Today, no single framework dominates comparative legal methodology. Instead, scholars draw on a pluralistic toolkit. The Functional Method remains a practical starting point for many private law comparisons, especially in European Union law harmonization projects, but it is no longer treated as the default. Contextualist and Socio-Legal approaches are widely used in studies of legal change and legal culture. Critical Comparative Law and Legal Pluralist Comparative Law have become essential for scholars working on postcolonial legal systems, indigenous rights, and legal globalization. Empirical Comparative Law continues to grow, though its quantitative ambitions are often tempered by contextualist caution. Legal Formants Theory has been absorbed into the mainstream, with most comparatists now acknowledging that legal systems are internally plural. Legal Transplants Theory remains a live reference point in debates about legal borrowing, though it is often qualified by attention to power and context. Legal Origins Theory has narrowed in influence within comparative law proper but persists in interdisciplinary settings. Global Comparative Law is an expanding frontier, driven by the rapid growth of transnational regulation.
What do today's leading frameworks agree on?
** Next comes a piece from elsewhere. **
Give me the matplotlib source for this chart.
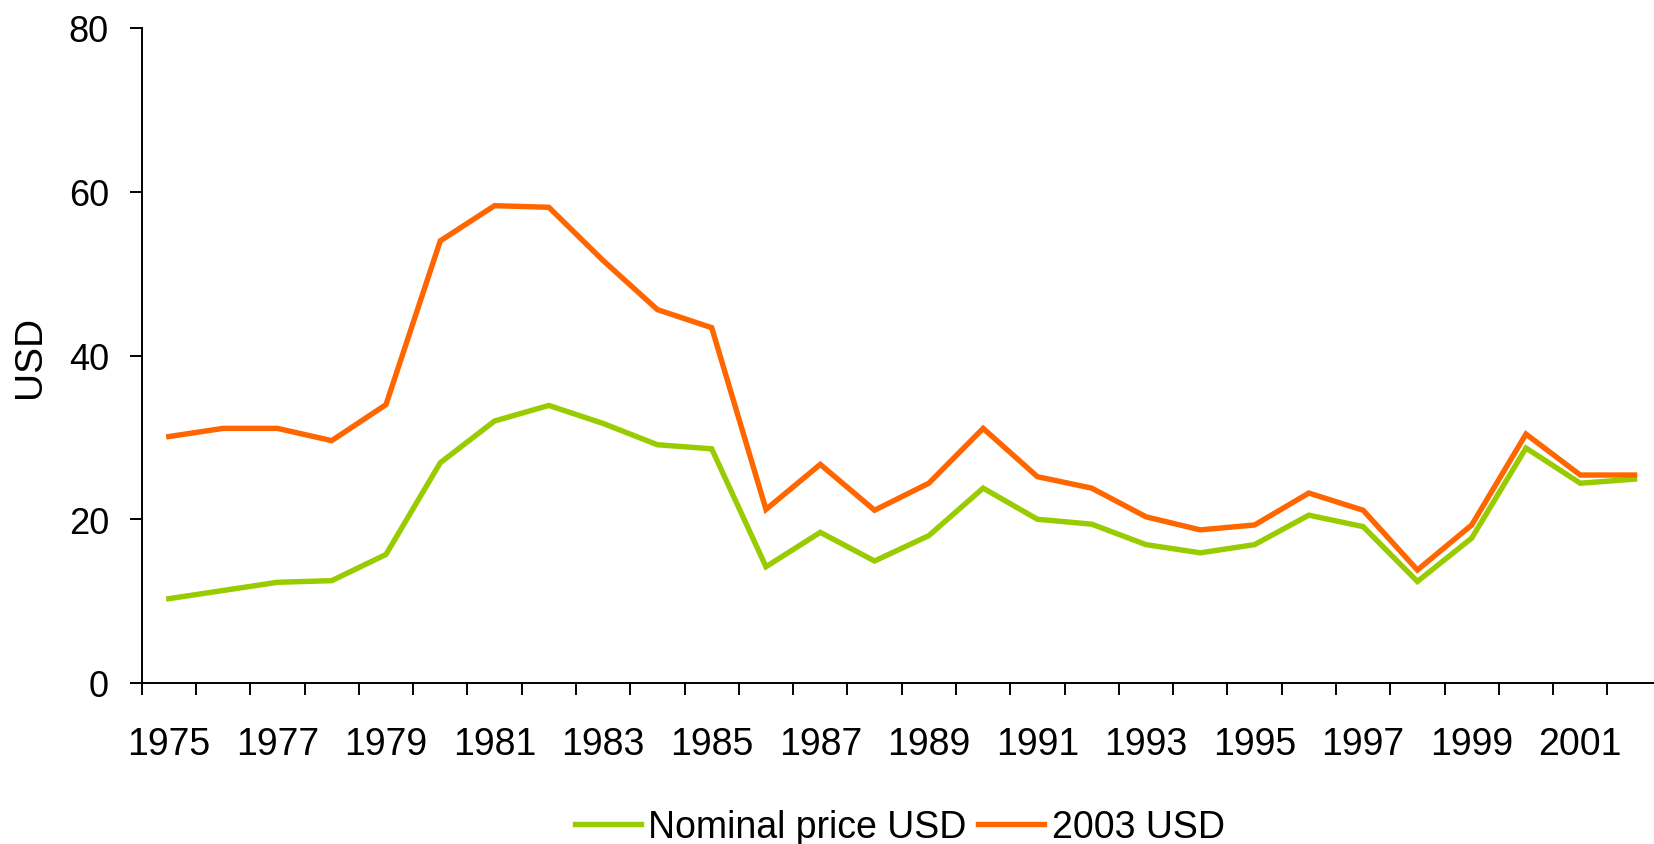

Most comparatists now accept that law is deeply embedded in social, cultural, and political contexts; that legal systems are internally plural and contested; and that comparison must be self-aware about the comparatist's own positionality. The major disagreements revolve around how far these insights should go. Contextualists worry that empirical and functional approaches still flatten legal complexity. Critical and pluralist scholars argue that mainstream comparative law has not fully confronted its colonial legacy. Empirical comparatists counter that without systematic data, comparative law remains impressionistic. These debates are not signs of weakness; they are the engine of a living methodological tradition.